Monitoring, managing and troubleshooting large scale networks. Almost four years ago I came to NANOG and mostly complained about the state of monitoring networks, par for the course for me. A lot has changed since then, we've solved many of the problems I addressed. Perhaps more importantly, we've fundamentally changed how we manage, monitor and troubleshoot our network. We plan to share what we learned, what went well, and best of all, what went oh so terribly wrong. Our driving philosophy behind this effort is that by taking an engineering approach to operations, you can greatly reduce the time to discover, mitigate and resolve issues on your network.
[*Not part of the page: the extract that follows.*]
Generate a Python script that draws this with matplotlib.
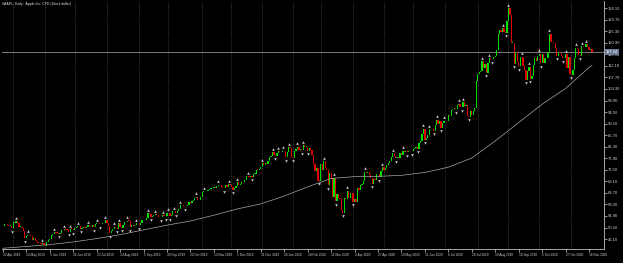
import numpy as np
import matplotlib.pyplot as plt

# daily closes, one list per month (Apr 2019 .. Nov 2020)
closes_2019 = [
    [51.13, 51.87, 51.79, 51.32, 51.08, 51.15, 50.17],
    [52.63, 52.29, 52.94, 52.12, 50.72, 50.72, 50.18, 49.30, 46.43, 47.17, 47.73,
     47.52, 47.25, 45.77, 46.65, 45.70, 44.92, 44.74, 44.56, 44.35, 44.58, 43.77],
    [43.33, 44.91, 45.64, 46.31, 47.54, 48.15, 48.70, 48.55, 48.54, 48.19, 48.47,
     49.61, 49.47, 49.87, 49.70, 49.65, 48.89, 49.95, 49.94, 49.48],
    [50.39, 50.68, 51.10, 51.06, 50.01, 50.31, 50.81, 50.44, 50.83, 51.30, 51.13,
     50.84, 51.42, 50.65, 51.81, 52.21, 52.17, 51.76, 51.94, 52.42, 52.20, 53.26],
    [52.11, 51.01, 48.34, 49.25, 49.76, 50.86, 50.25, 50.12, 52.24, 50.69, 50.44,
     51.63, 52.59, 52.59, 53.16, 53.12, 50.66, 51.62, 51.04, 51.38, 52.25, 52.19],
    [51.42, 52.30, 53.32, 53.32, 53.54, 54.17, 55.90, 55.77, 54.69, 54.97, 55.17,
     55.69, 55.24, 54.43, 54.68, 54.42, 55.26, 54.97, 54.71, 55.99],
    [56.15, 54.74, 55.21, 56.75, 56.77, 56.10, 56.76, 57.52, 59.05, 58.97, 58.83,
     58.59, 58.82, 59.10, 60.13, 59.99, 60.80, 60.90, 61.65, 62.26, 60.82, 60.82, 62.19],
    [63.96, 64.38, 64.28, 64.31, 64.86, 65.04, 65.55, 65.49, 66.12, 65.66, 66.44,
     66.78, 66.57, 65.80, 65.50, 65.45, 66.59, 66.07, 66.96, 66.81],
    [66.04, 64.86, 65.44, 66.39, 67.68, 66.73, 67.12, 67.69, 67.86, 68.79, 69.96,
     70.10, 69.93, 70.00, 69.86, 71.00, 71.07, 72.48, 72.45, 72.88, 73.41],
]
closes_2020 = [
    [75.09, 74.36, 74.95, 74.60, 75.80, 77.41, 77.58, 79.24, 78.17, 77.83, 78.81,
     79.68, 79.14, 79.43, 79.81, 79.58, 77.24, 79.42, 81.08, 80.97, 77.38],
    [77.17, 79.71, 80.36, 81.30, 80.01, 80.39, 79.90, 81.80, 81.22, 81.24, 79.75,
     80.90, 80.08, 78.26, 74.54, 72.02, 73.16, 68.38, 68.34],
    [74.70, 72.33, 75.68, 73.23, 72.26, 66.54, 71.33, 68.86, 62.06, 69.49, 60.55,
     63.22, 61.67, 61.20, 57.31, 56.09, 61.72, 61.38, 64.61, 61.94, 63.70, 63.57],
    [60.23, 61.23, 60.35, 65.62, 64.86, 66.52, 67.00, 68.31, 71.76, 71.11, 71.67,
     70.70, 69.23, 67.09, 69.03, 68.76, 70.74, 70.79, 69.65, 71.93, 73.45],
    [72.27, 73.29, 74.39, 75.16, 75.94, 77.53, 78.75, 77.85, 76.91, 77.39, 76.93,
     78.74, 78.29, 79.81, 79.21, 79.72, 79.18, 79.53, 79.56, 79.49],
    [80.46, 80.83, 81.28, 80.58, 82.88, 83.36, 86.00, 88.21, 83.97, 84.70, 85.75,
     88.02, 87.90, 87.93, 87.43, 89.72, 91.63, 90.01, 91.21, 88.41, 90.44, 91.20],
    [91.03, 91.03, 93.46, 93.17, 95.34, 95.75, 95.92, 95.48, 97.06, 97.73, 96.52,
     96.33, 98.36, 97.00, 97.27, 92.85, 92.62, 94.81, 93.25, 95.04, 96.19, 106.26],
    [108.94, 109.67, 110.06, 113.90, 111.11, 112.73, 109.38, 113.01, 115.01, 114.91, 114.61,
     115.56, 115.71, 118.28, 124.37, 125.86, 124.83, 126.52, 125.01, 124.81, 129.04],
    [134.18, 131.40, 120.88, 120.96, 112.82, 117.32, 113.49, 112.00, 115.36, 115.54, 112.13,
     110.34, 106.84, 110.08, 111.81, 107.12, 108.22, 112.28, 114.96, 114.09, 115.81],
    [116.79, 113.02, 116.50, 113.16, 115.08, 114.97, 116.97, 124.40, 121.10, 121.19, 120.71,
     119.02, 115.98, 117.51, 116.87, 115.75, 115.04, 115.05, 116.60, 111.20, 115.32, 108.86],
    [108.77, 110.44, 114.95, 119.03, 118.69, 116.32, 115.97, 119.49, 119.21, 119.26, 120.30,
     119.39, 118.03, 118.64, 117.34],
]
close_before = 50.97

# moving average (bar index -> value)
ma_bars = [0, 16, 32, 48, 64, 80, 96, 112, 128, 144, 160, 176, 192, 208, 224,
           240, 256, 272, 288, 304, 320, 336, 352, 368, 384, 400, 402]
ma_vals = [42.6, 43.3, 44.0, 45.0, 46.3, 47.8, 49.6, 51.4, 53.0, 55.2, 57.6, 59.5,
           62.5, 66.0, 69.2, 69.9, 70.0, 70.4, 71.5, 73.5, 77.0, 83.5, 90.5, 97.5,
           103.5, 111.5, 112.3]

date_labels = ["22 Apr 2019", "14 May 2019", "5 Jun 2019", "26 Jun 2019", "23 Jul 2019",
               "14 Aug 2019", "5 Sep 2019", "30 Sep 2019", "22 Oct 2019", "13 Nov 2019",
               "5 Dec 2019", "31 Dec 2019", "24 Jan 2020", "18 Feb 2020", "11 Mar 2020",
               "2 Apr 2020", "27 Apr 2020", "19 May 2020", "11 Jun 2020", "6 Jul 2020",
               "28 Jul 2020", "19 Aug 2020", "10 Sep 2020", "5 Oct 2020", "27 Oct 2020",
               "16 Nov 2020"]
price_ticks = [46.10, 50.50, 54.90, 59.30, 63.70, 68.10, 72.50, 76.90, 81.30, 85.70, 90.10,
               94.50, 98.90, 103.30, 107.70, 112.10, 116.50, 120.90, 125.30, 129.70, 134.10]

months = closes_2019 + closes_2020
closes = np.array(sum(months, []))
n = len(closes)
opens = np.concatenate([[close_before], closes[:-1]])
highs = np.maximum(opens, closes)
lows = np.minimum(opens, closes)
idx = np.arange(n)
month_starts = np.cumsum([len(m) for m in months])[:-1]

plt.rcParams['font.family'] = ['Liberation Sans', 'DejaVu Sans']
fig = plt.figure(figsize=(6.23, 2.63), dpi=100, facecolor='black')
ax = fig.add_axes([0.003, 0.053, 0.966, 0.943], facecolor='black')

# month grid
for m in month_starts:
    ax.axvline(m, color='#6a6a6a', lw=0.5, ls=(0, (1, 2)), zorder=0)

# candles
body = np.maximum(np.abs(closes - opens), 0.2)
bull = closes >= opens
ax.bar(idx[bull], body[bull], bottom=lows[bull], width=0.85, color='#00e000', lw=0, zorder=2)
ax.bar(idx[~bull], body[~bull], bottom=lows[~bull], width=0.85, color='#e00000', lw=0, zorder=2)

# moving average
ax.plot(ma_bars, ma_vals, color='#a8a8a8', lw=0.5, zorder=3)

# fractals (5-bar turning points of the closes)
up = [i for i in range(2, n - 2)
      if closes[i] > closes[i - 2:i].max() and closes[i] > closes[i + 1:i + 3].max()]
dn = [i for i in range(2, n - 2)
      if closes[i] < closes[i - 2:i].min() and closes[i] < closes[i + 1:i + 3].min()]
ax.plot(up, highs[up] + 1.3, ls='none', marker='^', ms=1.9, color='#c8c8c8', mew=0, zorder=4)
ax.plot(dn, lows[dn] - 1.3, ls='none', marker='v', ms=1.9, color='#c8c8c8', mew=0, zorder=4)

# last price line
last = closes[-1]
ax.axhline(last, color='#8c8c8c', lw=0.6, zorder=1)
ax.text(1.004, last, f"{last:.2f}", transform=ax.get_yaxis_transform(), fontsize=3.0,
        color='white', va='center', ha='left', zorder=6,
        bbox=dict(boxstyle='square,pad=0.15', fc='#6b7a94', ec='none'), clip_on=False)

ax.set_xlim(-0.7, 410)
ax.set_ylim(42.3, 136.8)

ax.yaxis.tick_right()
ax.set_yticks(price_ticks)
ax.set_yticklabels([f"{p:.2f}" for p in price_ticks])
ax.set_xticks(np.arange(len(date_labels)) * 16)
ax.set_xticklabels(date_labels, ha='left')
ax.tick_params(axis='y', colors='#d0d0d0', labelsize=3.0, length=2, width=0.5, pad=1)
ax.tick_params(axis='x', colors='#d0d0d0', labelsize=2.3, length=2, width=0.5, pad=1)
for s in ['top', 'left']:
    ax.spines[s].set_visible(False)
for s in ['right', 'bottom']:
    ax.spines[s].set_color('#c0c0c0')
    ax.spines[s].set_linewidth(0.6)

fig.text(0.004, 0.992, "#AAPL, Daily:  Apple Inc. CFD (Stock dollar)", color='#e0e0e0',
         fontsize=2.5, va='top', ha='left')

fig.savefig('out.png', dpi=100, facecolor='black')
We analyzed our faults, our pain points and the work that consumed most of our time. This allowed us to prioritize what we tackled first, we were surprised by what we learned caused the most outages, and how much impact minor network issues can have when they fall in the right place. From this, today, the majority of the faults that occur in our network are automatically detected, and mitigated all without human intervention.Notes:
Facebook engineering with some great war stories on microbursts and FB apps that violate TCP backoff behavior.
They had a DB app that would detect congestion and move traffic to other links. So they would find congestion events that migrated to other network bundles between other pairs of gear.
Had to fix the algorithm in the DB app (Tau) and fixed the bizarre congestion issue that behaved liked a broken TCP state machine. Took them months to years to find and resolve. Issue 1: service centers were complaining and network group not finding issue first.
- Created new detection suite to look for loss and latency (they re-invented smokeping alerting) They found that acceptable loss of TCP/IP was .1%
Tiny amount of loss could result in 50 percent reduction in throughput at minimal RTT
Any loss is seen as congestion, and TCP aggressively backs off. Tried various TCP algos - Vegas worst, Illinois best, 4x difference in perf
Next - DB team reported that they couldn't recover from network outages - wouldn't ramp back up. Found that diff algo in recover was 15x - reno didn't recover, cubic recovered rapidly.
Facebook deployed cubic everywhere.
Tuned their detection system to lower amount of alerts - interface issues are primary to look at. They have a set of tools that locates interface issues and automatically resolve them by moving traffic to other links and open a ticket. Auto-resolution. No new change control or SLAs, no new staff.
Set of scripts called "FBAR" - processes 3.6B syslog msgs, 1 percent are real issues, then FBAR interacts with FB devices 750K times per month and 97 percent resolution.
Would need 150 engineers to solve the same set of issues in the same amount of time.